Abdallah Awad

Personal information
- Full name: Abdallah Khaled Awad Al-Shuaibat
- Date of birth: 19 February 2000 (age 26)
- Place of birth: Amman, Jordan
- Height: 1.82 m (6 ft 0 in)
- Position: Forward

Team information
- Current team: Al-Wehdat
- Number: 11

Youth career
- –2020: Al-Faisaly

Senior career*
- Years: Team / Apps / (Gls)
- 2020–2024: Al-Faisaly
- 2023–2024: →Al-Salt (loan)
- 2024–2025: Al-Sareeh / 17 / (2)
- 2025: Al-Ahli / 10 / (3)
- 2026–: Al-Wehdat / 8 / (0)

International career^{‡}
- 2021–2022: Jordan U23 / 6 / (1)
- 2025–: Jordan / 1 / (0)

= Abdallah Awad =

Jordanian footballer (born 2000)

Abdallah Khaled Awad Al-Shuaibat (عبدالله خالد خليل الشعيبات; born 19 February 2000), also known simply as Abdallah Awad (عبدالله عوض), is a Jordanian professional footballer who plays as a forward for Jordanian Pro League club Al-Wehdat and the Jordan national team.

==Club career==
===Al-Faisaly===
Born in Amman, Awad began his international career with Al-Faisaly during the 2020 Jordanian Pro League season.

===Al-Ahli===
Awad joined Al-Ahli as a free agent.
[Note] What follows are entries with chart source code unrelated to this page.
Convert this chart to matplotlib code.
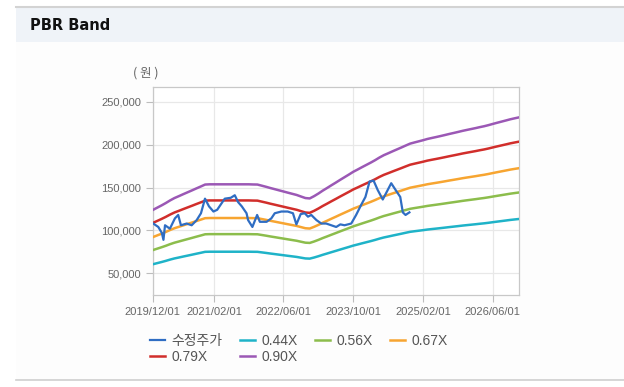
import matplotlib
matplotlib.use("Agg")
import matplotlib.pyplot as plt
import matplotlib.dates as mdates
from matplotlib.patches import Rectangle
from matplotlib.lines import Line2D
import pandas as pd

# ---------------- data ----------------
band_start = "2019-12-01"
# book value per share (won), monthly from 2019-12 to 2026-12
bps = [137500, 140500, 143500, 146500, 150000, 153000, 155500, 158000, 160500, 163000,
       165500, 168000, 170500, 170800, 170800, 170800, 170800, 170800, 170800, 170800,
       170800, 170800, 170800, 170600, 170500, 169000, 167500, 166000, 164500, 163000,
       161500, 160000, 158500, 157000, 155000, 153000, 152500, 155500, 159000, 162500,
       166000, 169500, 173000, 176500, 180000, 183500, 187000, 190000, 193000, 196000,
       199000, 202000, 205500, 208500, 211000, 213500, 216000, 218500, 221000, 223500,
       225000, 226500, 228000, 229500, 230800, 232000, 233300, 234600, 236000, 237300,
       238600, 240000, 241200, 242400, 243600, 244800, 246000, 247400, 249000, 250500,
       252000, 253500, 255000, 256300, 257500]
band_multiples = [0.44, 0.56, 0.67, 0.79, 0.90]
band_labels = ["0.44X", "0.56X", "0.67X", "0.79X", "0.90X"]

price_dates = ["2019-12-05", "2020-01-09", "2020-02-03", "2020-02-14", "2020-02-25",
               "2020-03-30", "2020-05-04", "2020-05-27", "2020-06-15", "2020-07-25",
               "2020-08-29", "2020-10-03", "2020-11-02", "2020-11-30", "2020-12-28",
               "2021-01-28", "2021-02-23", "2021-04-17", "2021-05-29", "2021-06-26",
               "2021-07-19", "2021-08-14", "2021-09-16", "2021-09-27", "2021-10-27",
               "2021-11-29", "2021-12-18", "2022-02-03", "2022-03-08", "2022-04-01",
               "2022-05-17", "2022-06-30", "2022-08-06", "2022-08-30", "2022-09-29",
               "2022-10-27", "2022-11-19", "2022-12-12", "2023-01-17", "2023-02-20",
               "2023-03-26", "2023-04-30", "2023-06-04", "2023-07-03", "2023-08-01",
               "2023-09-17", "2023-10-21", "2023-11-26", "2023-12-25", "2024-01-23",
               "2024-02-20", "2024-03-20", "2024-04-24", "2024-05-22", "2024-06-22",
               "2024-07-27", "2024-08-24", "2024-09-11", "2024-09-30", "2024-10-27"]
price_values = [108000, 104000, 97000, 89000, 106000, 102000, 114000, 118000, 106000, 108000,
                106000, 112000, 120000, 137000, 128000, 122000, 124000, 137000, 138000, 141000,
                133000, 128000, 120000, 112000, 104000, 118000, 110000, 110000, 114000, 120000,
                122000, 122000, 120000, 107000, 119000, 120000, 116000, 118000, 112000, 108000,
                108000, 106000, 104000, 107000, 106000, 108000, 118000, 130000, 139000, 157000,
                158000, 147000, 136000, 145000, 155000, 146000, 139000, 121000, 118000, 121000]
price_label = "수정주가"

xtick_dates = ["2019-12-01", "2021-02-01", "2022-06-01", "2023-10-01", "2025-02-01", "2026-06-01"]
ytick_values = [50000, 100000, 150000, 200000, 250000]

# ---------------- style ----------------
colors_band = ["#1FB3C8", "#8CBD4C", "#F7A531", "#D12E2B", "#9B58B5"]
color_price = "#2F6DC3"
W, H = 624, 387

fig = plt.figure(figsize=(W / 100, H / 100), dpi=100)
fig.patch.set_facecolor("white")

def fx(px):
    return px / W

def fy(py):
    return 1 - py / H

# header & panel backgrounds
fig.patches.append(Rectangle((fx(16), fy(380)), fx(W - 16), (380 - 42) / H,
                             transform=fig.transFigure, facecolor="#FDFDFD",
                             edgecolor="none", zorder=-2))
fig.patches.append(Rectangle((fx(16), fy(42)), fx(W - 16), (42 - 7) / H,
                             transform=fig.transFigure, facecolor="#EFF3F8",
                             edgecolor="none", zorder=-2))
fig.lines.append(Line2D([fx(16), 1], [fy(6.5), fy(6.5)], transform=fig.transFigure,
                        color="#D3D3D3", lw=1.5, zorder=-1))
fig.lines.append(Line2D([fx(16), 1], [fy(380), fy(380)], transform=fig.transFigure,
                        color="#CFCFCF", lw=1.2, zorder=-1))
fig.text(fx(30), fy(25), "PBR Band", fontsize=10.5, fontweight="bold",
         family=["DejaVu Sans"], color="#111111", va="center", ha="left")

ax = fig.add_axes([fx(152.7), fy(295), (519 - 152.7) / W, (295 - 86.7) / H])
ax.set_zorder(5)
ax.set_facecolor("white")

band_dates = pd.date_range(band_start, periods=len(bps), freq="MS")
handles = []
pdates = pd.to_datetime(price_dates)
hp, = ax.plot(pdates, price_values, color=color_price, lw=1.6, zorder=5, label=price_label)
for m, lab, c in zip(band_multiples, band_labels, colors_band):
    vals = [m * b for b in bps]
    h, = ax.plot(band_dates, vals, color=c, lw=1.8, zorder=3, label=lab)
    handles.append(h)

ax.set_xlim(pd.Timestamp("2019-12-01"), pd.Timestamp("2026-12-01"))
ax.set_ylim(24700, 267500)
ax.set_xticks(pd.to_datetime(xtick_dates))
ax.xaxis.set_major_formatter(mdates.DateFormatter("%Y/%m/%d"))
ax.set_yticks(ytick_values)
ax.set_yticklabels([f"{v:,}" for v in ytick_values])

ax.grid(True, color="#E8E8E8", lw=0.9)
ax.set_axisbelow(True)
for s in ax.spines.values():
    s.set_color("#C8C8C8")
    s.set_linewidth(0.9)
ax.tick_params(axis="both", colors="#BDBDBD", length=5, width=0.8,
               labelcolor="#666666", labelsize=8)
for t in ax.get_xticklabels() + ax.get_yticklabels():
    t.set_family(["Liberation Sans", "DejaVu Sans"])

fig.text(fx(146), fy(73), "( 원 )", fontsize=9, color="#666666",
         family=["Noto Sans CJK KR"], ha="center", va="center")

# legend laid out row-wise: 수정주가, 0.44X, 0.56X, 0.67X / 0.79X, 0.90X
order_h = [hp, handles[3], handles[0], handles[4], handles[1], handles[2]]
order_l = [price_label, band_labels[3], band_labels[0], band_labels[4], band_labels[1], band_labels[2]]
leg = fig.legend(handles=order_h, labels=order_l,
                 ncol=4, loc="upper left", bbox_to_anchor=(fx(144.5), fy(328)),
                 frameon=False, handlelength=1.1, handletextpad=0.45,
                 columnspacing=1.25, labelspacing=0.2, borderaxespad=0,
                 prop={"family": ["Liberation Sans", "Noto Sans CJK KR"], "size": 10})
for t in leg.get_texts():
    t.set_color("#555555")

fig.savefig("out.png", dpi=100)
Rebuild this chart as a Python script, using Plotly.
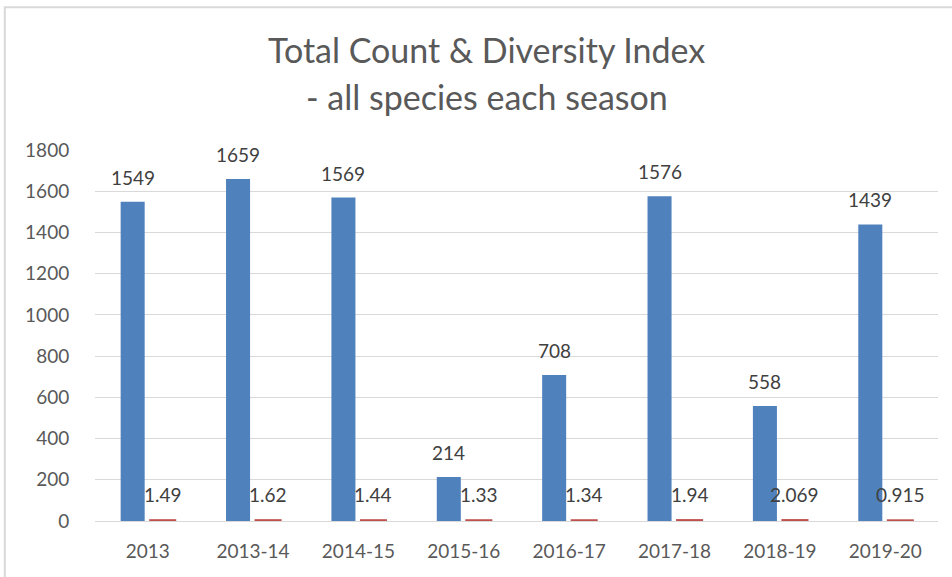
import plotly.graph_objects as go

# Seasonal survey totals and Shannon diversity index
seasons = ["2013", "2013-14", "2014-15", "2015-16", "2016-17", "2017-18", "2018-19", "2019-20"]
total_count = [1549, 1659, 1569, 214, 708, 1576, 558, 1439]
diversity_index = [1.49, 1.62, 1.44, 1.33, 1.34, 1.94, 2.069, 0.915]
diversity_labels = ["1.49", "1.62", "1.44", "1.33", "1.34", "1.94", "2.069", "0.915"]
y_ticks = [0, 200, 400, 600, 800, 1000, 1200, 1400, 1600, 1800]

BLUE = "#4f81bd"
RED = "#c0504d"
TEXT = "#595959"
GRID = "#d9d9d9"
FONT = "Lato, 'Open Sans', sans-serif"

fig = go.Figure(layout=dict(xaxis=dict(type="category", categoryorder="array", categoryarray=seasons)))
fig.add_trace(go.Bar(
    x=seasons, y=total_count, name="Total Count",
    marker=dict(color=BLUE, line=dict(width=0)),
))
fig.add_trace(go.Bar(
    x=seasons, y=diversity_index, name="Diversity Index",
    marker=dict(color=RED, line=dict(color=RED, width=3)),
))

# Data labels above each bar (positioned by category index on the category axis)
annotations = []
for i, v in enumerate(total_count):
    annotations.append(dict(
        x=i, y=v, xref="x", yref="y", text=str(v), showarrow=False,
        xanchor="center", yanchor="bottom", xshift=-15, yshift=11,
        font=dict(family=FONT, size=19, color="#404040"),
    ))
for i, (v, t) in enumerate(zip(diversity_index, diversity_labels)):
    annotations.append(dict(
        x=i, y=v, xref="x", yref="y", text=t, showarrow=False,
        xanchor="center", yanchor="bottom", xshift=15, yshift=13,
        font=dict(family=FONT, size=19, color="#404040"),
    ))

# Two-line chart title
annotations.append(dict(
    x=0.465, y=1.27, xref="paper", yref="paper", text="Total Count &amp; Diversity Index",
    showarrow=False, xanchor="center", yanchor="middle",
    font=dict(family=FONT, size=34, color=TEXT),
))
annotations.append(dict(
    x=0.465, y=1.143, xref="paper", yref="paper", text="- all species each season",
    showarrow=False, xanchor="center", yanchor="middle",
    font=dict(family=FONT, size=34, color=TEXT),
))

fig.update_layout(
    width=952, height=577,
    margin=dict(l=95, r=14, t=150, b=56),
    paper_bgcolor="white", plot_bgcolor="white",
    barmode="group", bargap=0.43, bargroupgap=0.2,
    showlegend=False,
    annotations=annotations,
    shapes=[dict(
        type="rect", xref="paper", yref="paper",
        x0=-0.107, x1=1.03, y0=-0.2, y1=1.385,
        line=dict(color=GRID, width=2), fillcolor="rgba(0,0,0,0)", layer="below",
    )],
    font=dict(family=FONT, color=TEXT),
)
fig.update_yaxes(
    range=[0, 1800], tickvals=y_ticks, showgrid=True, gridcolor=GRID, gridwidth=1,
    zeroline=True, zerolinecolor=GRID, zerolinewidth=1, showline=False,
    ticks="outside", ticklen=21, tickcolor="rgba(0,0,0,0)",
    tickfont=dict(family=FONT, size=19, color=TEXT),
)
fig.update_xaxes(
    showgrid=False, showline=False, ticks="outside", ticklen=13,
    tickcolor="rgba(0,0,0,0)",
    tickfont=dict(family=FONT, size=19, color=TEXT),
)

fig.write_html("out.html")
He scored his first goal for the club in a 1–0 victory against Al-Sarhan.

===Al-Wehdat===
On 27 January 2026, Awad joined Al-Wehdat for a contract that lasts for a season and a half.

==International career==
Awad began his international career with the Jordan under-23 team to participate in the 2021 WAFF U-23 Championship. He scored his only goal against Yemen in a 2–1 victory.

On 24 August 2025, Awad was called up to the Jordan national team to participate in friendly matches against Russia and Dominican Republic, becoming one of four players to enter the national team for the first time.